Кровь призывает кровь.
– Марк… Что ты задумал?.. Ты что, хочешь…
Гай не сказал этого слова, но двое мужчин, стоящих глаза в глаза, поняли друг друга и так. И поняли также, что они поняли друг друга.
– Да. Это справедливость.
Убить короля, кровь за кровь – этого никто не сказал, Марк ответил только «да» – тихим и бесстрастным голосом, но это короткое слово прозвучало как колокол обета.
– Нет, Марк. Ты не сделаешь этого.
– Дай мне пройти.
Пожалуй, никогда Гаю не было так страшно. Даже тогда, на корабле, когда он с обломком дерева в руках бросился в черную бурлящую воду. Происходящее сейчас тянулось как в кошмарном сне, когда к тебе приходит твой близкий, и ты видишь в нем что-то неуловимое – не то, и понимаешь, что перед тобою холоднокровная подделка, развлекающийся демон.
– Марк, опомнись. Клара же умерла за этого человека.
– Дай мне пройти.
– Ты же рыцарь Грааля. Ты же клялся… не проливать крови. Я знаю, ты клялся.
– Дай мне пройти.
В голосе Марка прозвучала глубокая усталость, за которой стояло нечто столь безнадежно плохое, что в этот момент Гай сделал свой выбор. Этот выбор был тоже злым и, наверное, неправильным, но больше ничего не оставалось.
– Я не пущу тебя.
– Уйди с дороги, Гай Ксаверий.
– Нет, – просто ответил Гай, не чувствуя себя ни смелым, ни благородным – он лишь делал то единственное, что мог делать. Даже выбором это назвать сложно – выбирать на самом деле было не из чего.

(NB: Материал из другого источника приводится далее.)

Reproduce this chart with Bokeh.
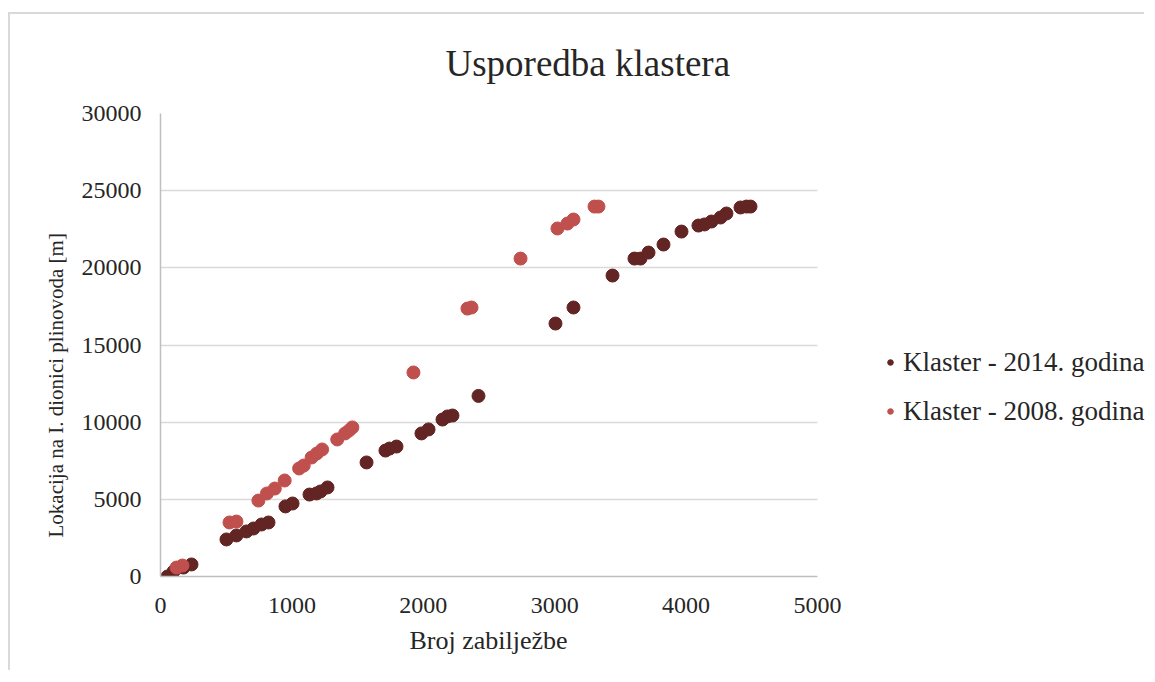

– Гай. – Голос Марка стал очень усталым, так учитель мог бы в пятый раз объяснять первоклашке правила чтения алфавита. – Мне жаль, но если ты мне помешаешь, я и тебя убью. Я потерял все, что имел, и у меня нет ни чести, ни обетов. Неужели ты думаешь, что сможешь меня остановить? Ты не умеешь драться насмерть.
– Я не знаю, – чуть слышно сказал Гай, расправляя плечи. Его лицо было ярко освещено, и он раскинул руки, загораживая проход. – Я не знаю, что я смогу. Но я не могу дать тебе пройти. Ради Христа, Марк, не делай этого. Ради Христа Распятого.
– Не вынуждай меня. Не произноси этого имени. Я не хочу трогать тебя, Гай, ты мне друг. Последний раз прошу тебя – отойди.
– Видит Бог, я этого не сделаю.
Гай не имел даже предположений, что он собирается делать. По лицу Марка он видел очень дурную, но единственную правду – что если им придется драться, это придется делать до тех пор, пока один из них не упадет замертво. Потому что его друг решил то, что решил, и остановить его можно, только убив.